Tantangan ketiga yang dihadapi KND adalah sebagai lembaga baru yang harus membangun komunikasi dengan lembaga-lembaga negara lainnya di tingkat pusat dan daerah. Jalur komunikasi ini harus tetap berada dalam jalur tugas KND, sebagai lembaga pengawasan eksternal dari Pemerintah dan pemerintah daerah dalam penghormatan, pelindungan, dan pemenuhan hak penyandang disabilitas.
KND tidak perlu terpancing untuk ikut melaksanakan program pelaksanaan, yang sudah seharusnya dilaksanakan oleh K/L atau pemerintah daerah. Dalam dinamikanya, bukan tidak mungkin KND akan berhadapan dengan situasi terhambat, bahkan dalam tensi yang tinggi. Namun dalam kondisi itulah bangunan komunikasi dan jaringan akan sangat bermanfaat untuk mendukung posisi KND, sebelum kemudian menjadi materi untuk dilaporkan kepada Presiden sesuai dengan ketentuan Pasal 132 ayat (2) UU Penyandang Disabilitas.

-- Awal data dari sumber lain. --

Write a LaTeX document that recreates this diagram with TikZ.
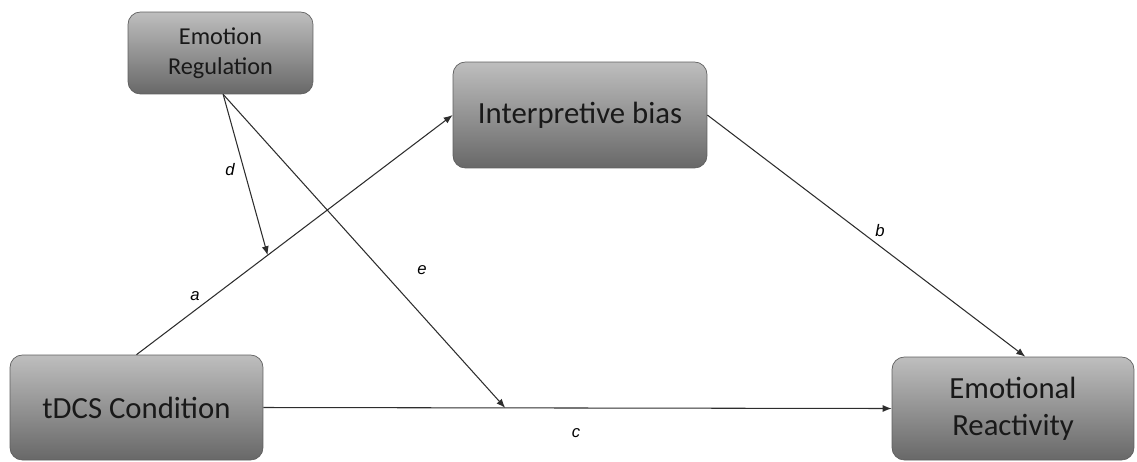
\documentclass[tikz,border=0pt]{standalone}
\usepackage{fontspec}
\setmainfont{Carlito}
\newfontfamily\labelfont{Liberation Sans}
\usetikzlibrary{arrows.meta,positioning}
\definecolor{BoxTop}{RGB}{190,190,190}
\definecolor{BoxBottom}{RGB}{104,104,104}
\definecolor{EdgeGray}{RGB}{95,95,95}
\definecolor{LineGray}{RGB}{45,45,45}

\begin{document}
\begin{tikzpicture}[x=0.02cm, y=-0.02cm,
    var/.style={draw=EdgeGray, line width=0.4pt, top color=BoxTop, bottom color=BoxBottom, rounded corners=7pt, align=center, inner sep=0pt, text=black!90, font=\fontsize{17.5}{21}\selectfont},
    small/.style={var, font=\fontsize{13.8}{17}\selectfont},
    path/.style={-{Latex[length=1.8mm,width=1.4mm]}, line width=0.6pt, draw=LineGray},
    coef/.style={font=\labelfont\itshape\fontsize{9.5}{11}\selectfont, inner sep=0pt}
  ]
    \useasboundingbox (0,0) rectangle (1137,461);
    \node[small, minimum width=3.7cm, minimum height=1.64cm] (emoreg) at (220.5,53) {Emotion\\Regulation};
    \node[var, minimum width=5.08cm, minimum height=2.12cm] (interp) at (580,115) {Interpretive bias};
    \node[var, minimum width=5.06cm, minimum height=2.1cm] (tdcs) at (136.5,407.5) {tDCS Condition};
    \node[var, minimum width=4.84cm, minimum height=2.06cm] (react) at (1013,408.5) {Emotional\\Reactivity};

    \draw[path] (tdcs.north) -- coordinate[pos=0.415] (dtip) (interp.west);
    \draw[path] (interp.east) -- ([xshift=7]react.north);
    \draw[path] (tdcs.east) -- coordinate[pos=0.385] (etip) (react.west);
    \draw[path] ([xshift=1.5]emoreg.south) -- (dtip);
    \draw[path] ([xshift=1.5]emoreg.south) -- (etip);

    \node[coef] (la) at (195,296) {a};
    \node[coef] (lb) at (880,231) {b};
    \node[coef] (lc) at (576,433) {c};
    \node[coef] (ld) at (230,170) {d};
    \node[coef] (le) at (422,270) {e};
\end{tikzpicture}
\end{document}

Penjabaran tantangan yang akan dihadapi oleh KND jilid I tersebut bukanlah untuk membebani, melainkan sebagai langkah awal memetakan permasalahan dan memahami apa saja modalitas yang sudah ada untuk mendukung pelaksanaan tugas dari KND. Apa yang dilaksanakan oleh KND jilid I akan menjadi pondasi dinamika kelembagaan KND ke depan, baik dalam lingkup internal maupun eksternal. Penguatan kelembagaan KND yang harus diperjuangkan bersama dalam jangka panjang, harus dimulai dari periode 5 tahun KND saat ini, sehingga gagasan memperjuangkan pencantuman KND di UU Penyandang Disabilitas tidak layu sebelum berkembang.